I don't know whether this might be a sacrileg for some of you, but I found great joy in putting some of my favourite pieces from the WTC for classical orchestra, here one example (others may follow if you are interested):

http://www.gerdprengel.de/Bach_WT2-Bflat-minor-Prelude_orch.mp3

http://www.gerdprengel.de/Bach_WT2-Bflat-minor-Prelude_orch.pdf (score)

Gerd


----------



## KenOC (Mar 7, 2011)

To the tune of Bach’s Fugue No. 1 in C major from Book 1:

I like my Baaach very well-done
No pink in the middle or…
(Joins in – I like my Baaach very well done etc etc etc)

Add: I did like your setting, thanks!


----------



## Mandryka (Feb 22, 2013)

gprengel said:


> I don't know whether this might be a sacrileg for some of you, but I found great joy in putting some of my favourite pieces from the WTC for classical orchestra, here one example (others may follow if you are interested):
> 
> http://www.gerdprengel.de/Bach_WT2-Bflat-minor-Prelude_orch.mp3
> 
> ...


Too portentous and pompous.


----------



## Larkenfield (Jun 5, 2017)

http://www.gerdprengel.de/Bach_WT2-Bflat-minor-Prelude_orch.mp3

Let others say what they will. I enjoyed your choice of Prelude, the way it flowed and what you did with the orchestration - similar to what Leopold Stokowski and Eugene Ormandy used to do in their Bach transcriptions with the Philadelphia Orchestra. It's very close to theirs and there may be a market for what you have done, either at the educational level or as a performance piece for professionals.

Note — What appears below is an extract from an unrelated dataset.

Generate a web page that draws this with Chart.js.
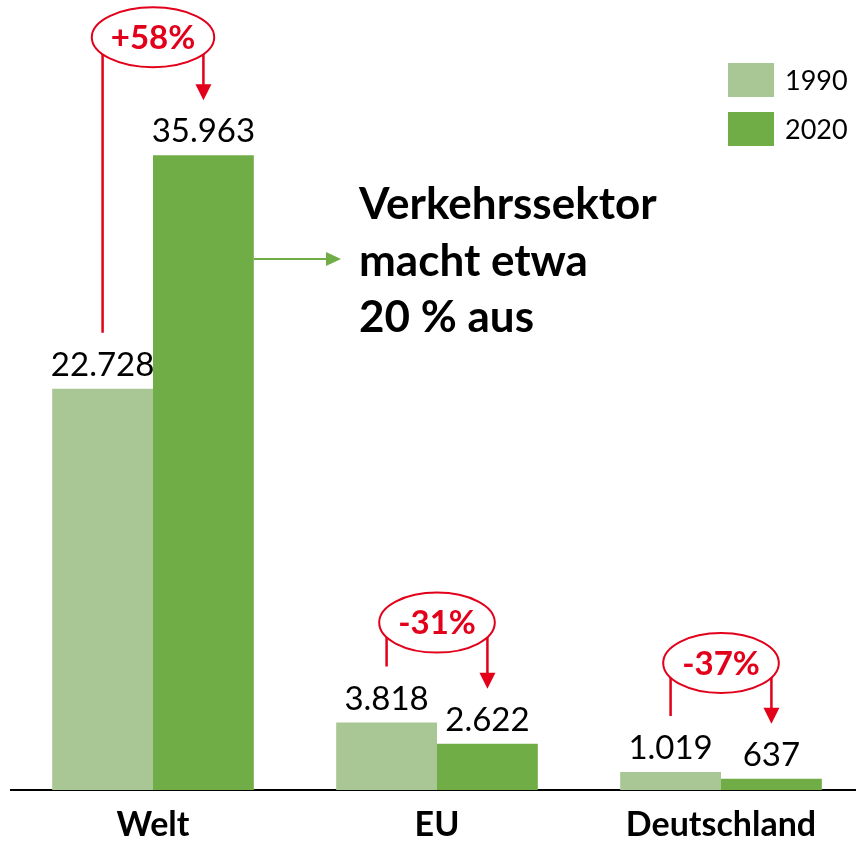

Some listeners might react more negatively than they would have otherwise because of the somewhat artificial-sounding synthesized strings, though I felt that the rest of the orchestra sound was more convincing. I liked the woodwind instruments that you assigned to each part, and felt that the work as a whole could be quite effective. The real test of your orchestration will come by having a real orchestra play it so you can make any necessary corrections - and perhaps you'll get the chance.


----------



## hpowders (Dec 23, 2013)

I'll simply pretend I didn't see this....


----------



## gprengel (Dec 21, 2015)

For those who liked my contribution above, also you may like these 2 wonderful fugues in B-Major and g#-minor:

http://www.gerdprengel.de/Bach_WT2-B-Major-Fugue_orch.mp3
http://www.gerdprengel.de/Bach_WT2-B-Major-Fugue_orch.pdf

http://www.gerdprengel.de/WT2-gis-Minor-fugue_orch.mp3
http://www.gerdprengel.de/WT2-gis-Minor-fugue_orch.pdf

The second one usually is played in faster tempo. Here I was influenced by the awesome slow rendition by Daniel Barenboim - like a solemn funeral march. See how it develops towards the end (my favourite parts starting at 7:20 and 8:18)...! If anyhow possible please listen to the pieces with some good headphones....


----------



## Bulldog (Nov 21, 2013)

I appreciate the effort and execution. However, it's about the opposite of how I want my Bach.


----------